The 32-year-old will share the flag bearing duties for tonight's opening ceremony with tennis player Daniela Di Toro, before turning his attention to Australia's quest for a third straight gold medal.

That won't be an easy feat, with the No.1 ranked Australian side facing stiff competition from the United States, Canada, Great Britain and Japan.

Ryley Batt in action for Australia. (Getty)

"We've got a bit of a rivalry going with the Japanese team at the moment, they beat us by one point on home soil in 2018 at our home world championships," Batt told Radio 2GB's Ben Fordham.

"We got them back in 2019 on home soil at the World Cup.
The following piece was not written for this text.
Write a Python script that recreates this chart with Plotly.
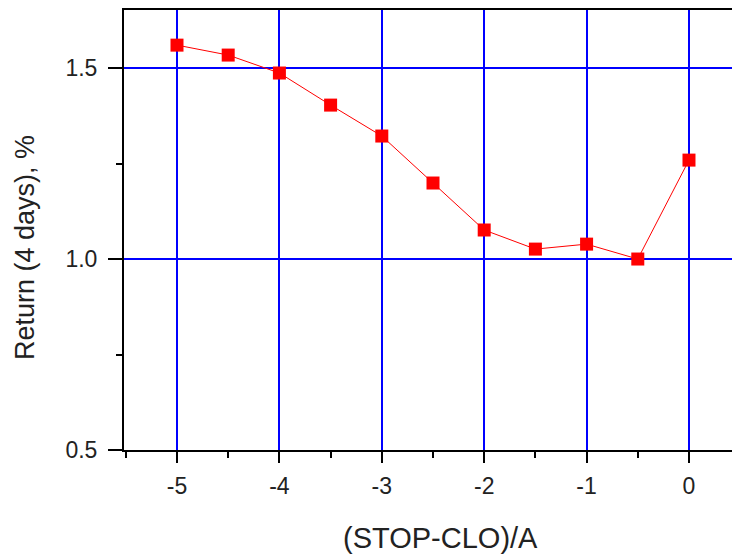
import plotly.graph_objects as go

x_vals = [-5, -4.5, -4, -3.5, -3, -2.5, -2, -1.5, -1, -0.5, 0]
y_vals = [1.560, 1.534, 1.487, 1.403, 1.322, 1.199, 1.076, 1.026, 1.039, 1.000, 1.259]
x_ticks = [-5, -4, -3, -2, -1, 0]
y_ticks = [0.5, 1.0, 1.5]
x_title = "(STOP-CLO)/A"
y_title = "Return (4 days), %"

W, H = 732, 555
L, R, T, B = 124, 0, 10, 105
pw = W - L - R
ph = H - T - B

fig = go.Figure()
fig.add_trace(go.Scatter(
    x=x_vals, y=y_vals, mode="lines+markers",
    line=dict(color="#ff0000", width=1),
    marker=dict(symbol="square", size=13, color="#ff0000"),
    showlegend=False,
))

FAM = "Liberation Sans, Arial, sans-serif"
tfont = dict(family=FAM, size=23, color="#222222")
ytitle_font = dict(family=FAM, size=27, color="#222222")
xtitle_font = dict(family=FAM, size=29, color="#222222")

fig.update_layout(
    width=W, height=H,
    margin=dict(l=L, r=R, t=T, b=B),
    plot_bgcolor="white", paper_bgcolor="white",
    font=tfont,
    xaxis=dict(
        range=[-5.5176, 0.42],
        tickvals=x_ticks, ticktext=[str(v) for v in x_ticks],
        showgrid=True, gridcolor="#0000ff", gridwidth=2,
        zeroline=False,
        showline=True, linecolor="black", linewidth=2, mirror=True,
        ticks="outside", ticklen=11, tickwidth=2, tickcolor="black",
        ticklabelstandoff=3,
        minor=dict(dtick=0.5, tick0=0, ticks="outside", ticklen=6, tickwidth=2,
                   tickcolor="black", showgrid=False),
        tickfont=tfont,
    ),
    yaxis=dict(
        range=[0.5, 1.652],
        tickvals=y_ticks, ticktext=["0.5", "1.0", "1.5"],
        showgrid=True, gridcolor="#0000ff", gridwidth=2,
        zeroline=False,
        showline=True, linecolor="black", linewidth=2, mirror=False,
        ticks="outside", ticklen=14, tickwidth=2, tickcolor="black",
        ticklabelstandoff=6,
        minor=dict(dtick=0.25, tick0=0, ticks="outside", ticklen=6, tickwidth=2,
                   tickcolor="black", showgrid=False),
        tickfont=tfont,
    ),
    annotations=[
        dict(text=y_title, xref="paper", yref="paper",
             x=(25 - L) / pw, y=(T + ph - 248) / ph, textangle=-90,
             showarrow=False, xanchor="center", yanchor="middle",
             font=ytitle_font),
        dict(text=x_title, xref="paper", yref="paper",
             x=(440 - L) / pw, y=(T + ph - 538) / ph,
             showarrow=False, xanchor="center", yanchor="middle",
             font=xtitle_font),
    ],
)

fig.write_html("out.html", config={"displayModeBar": False},
               post_script="document.body.style.margin='0px';")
It's a great rivalry, it's going to be a cracking game."

Born without legs, Batt needed surgery to separate the webbing in his fingers, and initially rejected the use of a wheelchair, until Paralympian Tom Kennedy visited his school.

"Being born with a disability, it was just normal to me," Batt explained.
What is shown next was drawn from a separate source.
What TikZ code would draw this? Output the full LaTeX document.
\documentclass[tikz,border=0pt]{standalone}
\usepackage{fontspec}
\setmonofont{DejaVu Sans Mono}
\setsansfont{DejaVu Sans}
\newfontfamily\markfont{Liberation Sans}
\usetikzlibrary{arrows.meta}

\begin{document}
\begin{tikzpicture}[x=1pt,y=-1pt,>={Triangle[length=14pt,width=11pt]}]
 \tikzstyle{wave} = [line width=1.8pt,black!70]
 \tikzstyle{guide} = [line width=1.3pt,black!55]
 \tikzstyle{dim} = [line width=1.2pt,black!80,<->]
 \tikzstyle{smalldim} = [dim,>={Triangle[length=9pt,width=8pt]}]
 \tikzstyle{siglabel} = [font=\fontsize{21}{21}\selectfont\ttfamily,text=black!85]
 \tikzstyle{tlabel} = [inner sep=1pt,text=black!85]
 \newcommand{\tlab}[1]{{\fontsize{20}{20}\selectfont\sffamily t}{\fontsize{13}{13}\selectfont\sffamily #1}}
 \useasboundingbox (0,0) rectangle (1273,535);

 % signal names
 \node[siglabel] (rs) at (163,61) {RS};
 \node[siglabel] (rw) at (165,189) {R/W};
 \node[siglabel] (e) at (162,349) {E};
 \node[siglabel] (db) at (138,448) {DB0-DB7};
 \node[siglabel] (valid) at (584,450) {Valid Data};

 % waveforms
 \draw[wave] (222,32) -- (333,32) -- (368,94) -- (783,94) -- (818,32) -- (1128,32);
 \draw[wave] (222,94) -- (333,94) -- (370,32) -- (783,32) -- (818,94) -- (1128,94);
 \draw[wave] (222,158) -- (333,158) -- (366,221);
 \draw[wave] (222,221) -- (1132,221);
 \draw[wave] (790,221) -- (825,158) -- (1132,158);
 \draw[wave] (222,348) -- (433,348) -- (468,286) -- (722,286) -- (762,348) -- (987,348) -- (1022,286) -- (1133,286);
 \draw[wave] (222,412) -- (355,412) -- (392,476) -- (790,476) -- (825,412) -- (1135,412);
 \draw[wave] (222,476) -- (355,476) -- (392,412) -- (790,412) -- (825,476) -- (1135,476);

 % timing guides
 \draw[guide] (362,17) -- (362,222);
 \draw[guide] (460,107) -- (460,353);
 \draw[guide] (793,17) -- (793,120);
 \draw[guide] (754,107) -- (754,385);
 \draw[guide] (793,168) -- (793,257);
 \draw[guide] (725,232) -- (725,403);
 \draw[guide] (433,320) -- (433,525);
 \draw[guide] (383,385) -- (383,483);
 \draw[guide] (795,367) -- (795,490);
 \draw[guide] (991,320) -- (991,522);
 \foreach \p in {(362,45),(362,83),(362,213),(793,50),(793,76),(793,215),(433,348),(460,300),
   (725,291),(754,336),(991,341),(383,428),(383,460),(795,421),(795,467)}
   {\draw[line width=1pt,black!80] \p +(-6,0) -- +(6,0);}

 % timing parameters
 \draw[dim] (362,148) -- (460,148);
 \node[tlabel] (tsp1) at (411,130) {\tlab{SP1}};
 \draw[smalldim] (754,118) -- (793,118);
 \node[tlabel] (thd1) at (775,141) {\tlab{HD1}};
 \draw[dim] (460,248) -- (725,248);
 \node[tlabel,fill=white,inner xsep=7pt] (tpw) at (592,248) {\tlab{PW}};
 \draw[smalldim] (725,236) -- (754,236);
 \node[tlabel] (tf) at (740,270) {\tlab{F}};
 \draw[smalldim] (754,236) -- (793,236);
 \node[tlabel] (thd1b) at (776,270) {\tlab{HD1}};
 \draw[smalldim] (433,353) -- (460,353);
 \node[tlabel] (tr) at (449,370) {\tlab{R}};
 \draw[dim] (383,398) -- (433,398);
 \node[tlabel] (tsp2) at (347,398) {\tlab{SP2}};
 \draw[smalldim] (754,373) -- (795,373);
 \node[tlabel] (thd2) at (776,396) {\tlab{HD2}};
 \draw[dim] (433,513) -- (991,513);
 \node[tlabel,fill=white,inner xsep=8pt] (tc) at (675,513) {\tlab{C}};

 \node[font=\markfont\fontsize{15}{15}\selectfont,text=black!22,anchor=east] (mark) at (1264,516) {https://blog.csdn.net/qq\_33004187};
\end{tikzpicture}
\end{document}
"I tried to do everything my friends did, and I think that's what set me up in life, to look at your abilities, not your disabilities.

"I despised people in wheelchairs, I didn't want to be in a wheelchair. I used a skateboard to get around when I was young, because that's what the cool kids did, and I wanted to fit in."

Ryley Batt of Australia and Ayaz Bhuta of Great Britain during the 2015 BT World Wheelchair Rugby Challenge match. (Getty)

But Kennedy, who won a silver medal at the 2000 Games in wheelchair rugby, was instrumental in convincing Batt to try the sport.

"I didn't want to jump in the wheelchair at the start, but I watched all my able-bodied friends jump in the wheelchairs and bash each other," he explained.

"I sort of wanted to do it, but I couldn't overcome that kryptonite of the wheelchair.

"A few weeks rolled on, and I decided to jump in, and absolutely loved it.

"For the first time in my life I felt like I was on a level playing field with my friends."

While it may look like there's no rules, Batt says that's far from the truth.

"I wish there wasn't any! It's actually a pretty strategic game," he explained.

"The viewers watching from home won't understand a lot of the tactics, but there's reasons why we do what we do.

"Think of it like dodgem cars, you can take out whoever you want, or a little bit like chess, we've got our lower functioning players who are like a pawn, they've almost got to protect the queen.

"It all works in sync, and it's a pretty strategic game."

But strategic doesn't mean things don't get ugly.

"We are a bit crazy sometimes, but what draws me towards wheelchair rugby, or murderball, is the physicality," Batt said.

"It's the only Paralympic sport that encourages athletes to knock each other out of wheelchairs!"